Learning Restraint in Movements May Help Curb Risk-Taking Behaviors

Learning Restraint in Movements May Help Curb Risk-Taking Behaviors

We all have probably been in a situation where we’ve acted impulsively. For a split second, we lose the ability to reason and just succumb to our urges without thinking the situation through. Scientists have long studied the role that impulse behavior plays in perpetuating addictions such as gambling.

A joint study conducted by researchers at the University of Exeter and the University of Cardiff indicates that people can overcome impulses by slowing down and restricting certain movements. Several experiments were conducted asking participants to refrain from certain movements while gambling to see if bets placed were more safe or risky as a result.
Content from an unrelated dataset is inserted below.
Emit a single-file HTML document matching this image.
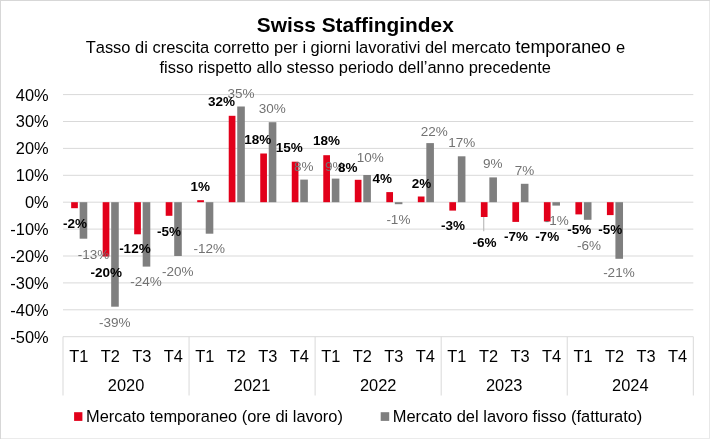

The first experiment entailed asking participants to take part in a computer simulated gambling game. Each person was asked to refrain from placing a bet when a stop signal was given on their computer.

As a consequence of having to wait a few moments before wagering, participants became more conservative with their bets. Results suggest that having to pause and refrain from certain movements may help curb haphazard decisions when it comes to parting with one’s finances.

The next two experiments tested whether using these sorts of stopping gestures with participants repeatedly for a short period of time would have any long-term impacts on gambling. While risk-taking was not eliminated, researchers discovered that those exposed to the inhibition training did show a 10 to 15 percent reduction in gambling for up to two hours after the training.

Researchers note that participants in the study were healthy and free of gambling addictions. However, they are hopeful that the results may prove helpful in treating impulse illnesses such as pathological gambling, where individuals exhibit difficulty in restraint. Other implications of the study are its applications in curbing other addictions such as smoking or binge eating.